In fact prior to AMD's conference I thought BOTH systems would be RDNA1 with large amount of RDNA2 features customized to their APUs, because there were a few other posters claiming RDNA2 as a feature set standard that was node-agnostic. Which is still partly true; both APUs aren't going to be exactly like the PC RDNA2 GPU cards AMD will launch later this year.
It's only been after that conference where we got clarification directly that RDNA2's 7nm node reference in the slides was down to nomenclature, not that it is actually a 7nm process. And that's when I accepted that both systems must be on EUV for the GPUs.
And from there I've been able to look at Oberon in hindsight and deduce that it is pretty much an RNDA2 chip since it and Ariel are the two PS5 GPUs we've found data on (from AMD's own databases btw, regardless of what platform or services AMD seems to be using to store (likely copies) of the results) and E0 has a log date of December 2019, which matches up pretty well with the rumors of the then-latest PS5 devkit around some time in January.
So unless there's yet another Oberon revision with a log date of January this year that got out just in time with that recent dev kit, then by and large it means Oberon has been an RDNA2 chip since at least E0, but probably even longer than that honestly. Not hard to assume, either, if Microsoft has supposedly been further behind in dev kits overall yet had a semi-final APU shot of an obviously large APU (larger than one having a 40CU GPU at any case) right in time for CES.
Honestly I never even paid attention to the Navi10 listing in Rogame's tweets, either, but even that can be rationalized as either referring to an earlier Oberon revision, or not referencing Oberon at all, rather results for Ariel iGPU profile regression using an Ariel testlist. I was never pushing Oberon (or by relation, PS5) as an RDNA1 chip without ALSO speculating XSX was an RDNA1 chip (in fact I was speculating that even after MS's XSX info reveal that Monday a week or so back!), and this was all because of non-clarity by AMD on what RDNA2 actually entailed besides a few known features like RT, VRR and VRS.

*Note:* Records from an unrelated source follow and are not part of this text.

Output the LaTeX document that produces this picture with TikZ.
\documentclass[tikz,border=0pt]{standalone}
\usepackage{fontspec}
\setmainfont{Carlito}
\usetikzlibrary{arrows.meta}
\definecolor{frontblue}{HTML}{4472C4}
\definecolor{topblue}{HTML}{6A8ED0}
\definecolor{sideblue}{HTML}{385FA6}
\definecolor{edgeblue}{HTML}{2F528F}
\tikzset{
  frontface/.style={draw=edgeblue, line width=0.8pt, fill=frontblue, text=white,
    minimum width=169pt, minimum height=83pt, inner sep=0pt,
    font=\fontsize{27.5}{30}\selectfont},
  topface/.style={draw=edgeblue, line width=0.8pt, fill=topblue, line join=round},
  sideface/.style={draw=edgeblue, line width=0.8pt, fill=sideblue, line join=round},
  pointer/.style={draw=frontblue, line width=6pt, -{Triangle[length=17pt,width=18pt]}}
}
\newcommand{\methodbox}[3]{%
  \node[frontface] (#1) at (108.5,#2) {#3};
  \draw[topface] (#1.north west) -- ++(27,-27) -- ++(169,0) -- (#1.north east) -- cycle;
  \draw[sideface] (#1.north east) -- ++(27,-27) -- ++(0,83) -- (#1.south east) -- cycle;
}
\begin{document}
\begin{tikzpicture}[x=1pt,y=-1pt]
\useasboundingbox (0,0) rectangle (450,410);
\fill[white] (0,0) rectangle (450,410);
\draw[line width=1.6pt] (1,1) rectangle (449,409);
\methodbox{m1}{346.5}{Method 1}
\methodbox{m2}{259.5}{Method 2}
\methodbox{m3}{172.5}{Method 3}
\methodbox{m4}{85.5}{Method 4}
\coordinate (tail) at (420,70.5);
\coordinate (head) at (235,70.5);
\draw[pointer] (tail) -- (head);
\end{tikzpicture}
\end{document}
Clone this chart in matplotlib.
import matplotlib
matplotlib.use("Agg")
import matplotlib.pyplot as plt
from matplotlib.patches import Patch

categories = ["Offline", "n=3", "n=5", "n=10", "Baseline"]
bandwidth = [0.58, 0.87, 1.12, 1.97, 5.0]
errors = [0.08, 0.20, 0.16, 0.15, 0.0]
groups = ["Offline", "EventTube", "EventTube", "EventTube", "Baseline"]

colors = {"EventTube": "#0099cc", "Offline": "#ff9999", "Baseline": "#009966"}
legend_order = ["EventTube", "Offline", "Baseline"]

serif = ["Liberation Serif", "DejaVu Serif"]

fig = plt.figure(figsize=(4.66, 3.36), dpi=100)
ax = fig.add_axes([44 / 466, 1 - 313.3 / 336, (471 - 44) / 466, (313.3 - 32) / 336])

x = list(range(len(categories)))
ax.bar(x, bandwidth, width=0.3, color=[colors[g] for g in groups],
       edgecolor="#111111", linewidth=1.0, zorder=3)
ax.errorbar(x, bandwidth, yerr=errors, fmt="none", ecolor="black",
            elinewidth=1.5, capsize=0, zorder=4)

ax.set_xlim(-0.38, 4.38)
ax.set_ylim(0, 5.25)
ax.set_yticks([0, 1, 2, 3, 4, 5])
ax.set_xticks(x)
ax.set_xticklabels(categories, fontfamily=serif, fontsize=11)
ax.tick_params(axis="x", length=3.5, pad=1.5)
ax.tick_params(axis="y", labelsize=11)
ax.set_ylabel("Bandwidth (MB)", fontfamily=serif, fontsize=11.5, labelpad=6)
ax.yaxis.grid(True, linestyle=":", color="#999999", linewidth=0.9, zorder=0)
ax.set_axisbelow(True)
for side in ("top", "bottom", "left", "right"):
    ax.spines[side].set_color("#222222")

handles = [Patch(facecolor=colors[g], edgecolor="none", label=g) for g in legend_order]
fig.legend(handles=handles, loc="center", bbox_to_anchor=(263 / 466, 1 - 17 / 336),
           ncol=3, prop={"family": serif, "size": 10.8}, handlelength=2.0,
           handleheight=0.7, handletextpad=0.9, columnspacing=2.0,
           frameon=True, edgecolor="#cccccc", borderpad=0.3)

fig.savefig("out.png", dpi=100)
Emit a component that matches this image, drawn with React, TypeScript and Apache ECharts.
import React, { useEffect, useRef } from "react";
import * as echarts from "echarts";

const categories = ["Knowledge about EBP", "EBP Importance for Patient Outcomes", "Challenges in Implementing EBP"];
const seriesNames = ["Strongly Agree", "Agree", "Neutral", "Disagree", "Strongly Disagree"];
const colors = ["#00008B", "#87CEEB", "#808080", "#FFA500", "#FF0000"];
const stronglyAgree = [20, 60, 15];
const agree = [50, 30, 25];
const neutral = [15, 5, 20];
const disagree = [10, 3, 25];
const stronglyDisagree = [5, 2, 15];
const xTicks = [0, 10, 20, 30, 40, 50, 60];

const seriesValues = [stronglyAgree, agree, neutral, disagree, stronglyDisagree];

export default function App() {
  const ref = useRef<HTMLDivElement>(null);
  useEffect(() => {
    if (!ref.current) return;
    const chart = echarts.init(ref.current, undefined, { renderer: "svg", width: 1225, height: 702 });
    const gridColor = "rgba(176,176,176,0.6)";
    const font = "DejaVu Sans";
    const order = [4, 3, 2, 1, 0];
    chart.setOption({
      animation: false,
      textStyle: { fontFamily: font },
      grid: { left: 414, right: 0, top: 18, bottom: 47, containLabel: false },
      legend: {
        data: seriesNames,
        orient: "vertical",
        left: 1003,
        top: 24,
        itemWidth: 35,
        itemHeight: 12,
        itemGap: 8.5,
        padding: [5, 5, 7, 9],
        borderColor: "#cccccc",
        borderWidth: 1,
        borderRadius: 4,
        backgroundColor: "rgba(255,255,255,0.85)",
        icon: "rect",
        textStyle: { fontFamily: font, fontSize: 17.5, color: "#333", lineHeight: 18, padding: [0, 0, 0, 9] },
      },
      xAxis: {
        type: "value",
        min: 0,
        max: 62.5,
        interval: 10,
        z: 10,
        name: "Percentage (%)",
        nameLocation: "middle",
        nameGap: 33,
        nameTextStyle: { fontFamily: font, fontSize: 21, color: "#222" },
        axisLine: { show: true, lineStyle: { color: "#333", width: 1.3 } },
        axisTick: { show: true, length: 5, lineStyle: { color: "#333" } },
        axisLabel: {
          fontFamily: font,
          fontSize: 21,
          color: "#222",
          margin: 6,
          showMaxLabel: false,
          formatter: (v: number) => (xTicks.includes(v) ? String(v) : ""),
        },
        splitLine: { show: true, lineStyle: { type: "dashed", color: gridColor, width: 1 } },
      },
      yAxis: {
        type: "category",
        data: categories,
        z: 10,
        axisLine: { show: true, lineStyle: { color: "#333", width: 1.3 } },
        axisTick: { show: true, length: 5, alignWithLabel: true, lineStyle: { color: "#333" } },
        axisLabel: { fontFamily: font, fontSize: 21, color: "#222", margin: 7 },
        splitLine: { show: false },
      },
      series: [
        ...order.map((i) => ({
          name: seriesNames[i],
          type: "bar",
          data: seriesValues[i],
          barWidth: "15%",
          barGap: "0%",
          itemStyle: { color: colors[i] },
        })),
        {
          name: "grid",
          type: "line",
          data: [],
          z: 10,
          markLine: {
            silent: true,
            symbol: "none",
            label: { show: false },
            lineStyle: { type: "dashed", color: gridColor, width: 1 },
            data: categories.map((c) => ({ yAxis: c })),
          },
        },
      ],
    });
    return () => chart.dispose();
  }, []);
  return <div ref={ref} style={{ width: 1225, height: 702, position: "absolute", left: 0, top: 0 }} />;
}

For the longest time my thought was both systems would be on 7nm and thus RDNA1 but customizing many RDNA2 features to their APU silicon, which wasn't and probably still isn't a crazy thought to have; both Sony and MS have heavily customized their console chips in the past going even as far back as their respective first consoles.

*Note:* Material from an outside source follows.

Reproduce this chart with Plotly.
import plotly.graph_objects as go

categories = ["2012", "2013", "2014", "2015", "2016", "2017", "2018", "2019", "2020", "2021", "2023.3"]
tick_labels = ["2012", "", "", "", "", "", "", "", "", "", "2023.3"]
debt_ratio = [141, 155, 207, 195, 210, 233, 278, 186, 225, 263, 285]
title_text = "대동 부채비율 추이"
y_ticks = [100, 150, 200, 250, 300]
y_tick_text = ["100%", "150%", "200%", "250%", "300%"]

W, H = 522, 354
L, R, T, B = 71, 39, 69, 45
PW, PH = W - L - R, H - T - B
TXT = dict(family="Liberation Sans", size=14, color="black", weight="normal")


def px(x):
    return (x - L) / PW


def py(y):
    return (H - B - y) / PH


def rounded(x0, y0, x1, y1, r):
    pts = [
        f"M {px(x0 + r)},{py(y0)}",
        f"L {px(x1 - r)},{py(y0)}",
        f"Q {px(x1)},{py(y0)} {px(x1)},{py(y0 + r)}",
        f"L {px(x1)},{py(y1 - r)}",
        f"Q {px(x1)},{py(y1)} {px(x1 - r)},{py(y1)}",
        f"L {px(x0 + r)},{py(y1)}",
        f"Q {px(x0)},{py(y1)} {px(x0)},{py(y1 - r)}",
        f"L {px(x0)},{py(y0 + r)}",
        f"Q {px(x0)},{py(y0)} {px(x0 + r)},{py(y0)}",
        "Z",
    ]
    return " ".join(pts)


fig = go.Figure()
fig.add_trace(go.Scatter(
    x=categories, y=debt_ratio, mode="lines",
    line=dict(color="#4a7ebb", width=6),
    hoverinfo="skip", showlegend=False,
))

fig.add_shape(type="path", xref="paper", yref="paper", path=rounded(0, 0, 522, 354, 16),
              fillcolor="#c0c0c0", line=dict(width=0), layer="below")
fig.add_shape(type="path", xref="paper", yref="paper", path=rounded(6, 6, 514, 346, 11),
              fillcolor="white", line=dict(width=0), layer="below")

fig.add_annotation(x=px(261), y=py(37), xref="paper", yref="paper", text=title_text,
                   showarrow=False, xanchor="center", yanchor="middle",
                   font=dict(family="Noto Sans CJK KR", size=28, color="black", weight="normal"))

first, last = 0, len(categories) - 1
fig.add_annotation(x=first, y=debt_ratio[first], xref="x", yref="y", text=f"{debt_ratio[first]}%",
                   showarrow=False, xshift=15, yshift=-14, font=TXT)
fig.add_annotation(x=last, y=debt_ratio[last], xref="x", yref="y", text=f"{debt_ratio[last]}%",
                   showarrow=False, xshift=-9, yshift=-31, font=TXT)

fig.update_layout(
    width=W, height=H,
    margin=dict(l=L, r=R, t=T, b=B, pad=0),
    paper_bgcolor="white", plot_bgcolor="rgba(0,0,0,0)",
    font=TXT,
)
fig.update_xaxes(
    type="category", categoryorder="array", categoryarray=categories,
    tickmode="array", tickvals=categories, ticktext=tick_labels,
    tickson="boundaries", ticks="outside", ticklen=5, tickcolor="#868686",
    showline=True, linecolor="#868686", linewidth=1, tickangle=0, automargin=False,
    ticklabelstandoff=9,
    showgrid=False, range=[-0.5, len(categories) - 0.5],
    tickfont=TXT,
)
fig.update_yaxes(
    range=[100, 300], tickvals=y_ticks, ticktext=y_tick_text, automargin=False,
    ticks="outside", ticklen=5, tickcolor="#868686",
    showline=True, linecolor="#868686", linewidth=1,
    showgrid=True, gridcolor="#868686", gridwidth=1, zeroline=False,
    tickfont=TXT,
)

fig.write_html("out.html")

I don't have enough time to search my older comments so you'll just have to take me at my word on this Just know there's never been any nefarious agenda with me when it's come to referencing any of the Github data or testing data from sources like Rogame, Komachi etc. when discussing PS5. I just reference that info because it's hard data, has a consistent pattern, related data (such as existence of other GPUs and chips in AMD's product line) being more or less verified of its accuracy and existence in other cards and products surfacing using chips reflecting that data and benchmarks precisely, and has a time scale that can be followed. All of which is very important to me in discussing next-gen even if some of that data ends up outdated.
It's not my only reference point in terms of sources when talking about next-gen but it's arguably the most pertinent IMHO, and there's several ways it actually lines up with several insider claims as well including Jason, Matt, Klee, Osiris, Heisenberg you name it. At least the ones that have a bit more context to them, anyhow, regarding the next-gen platforms.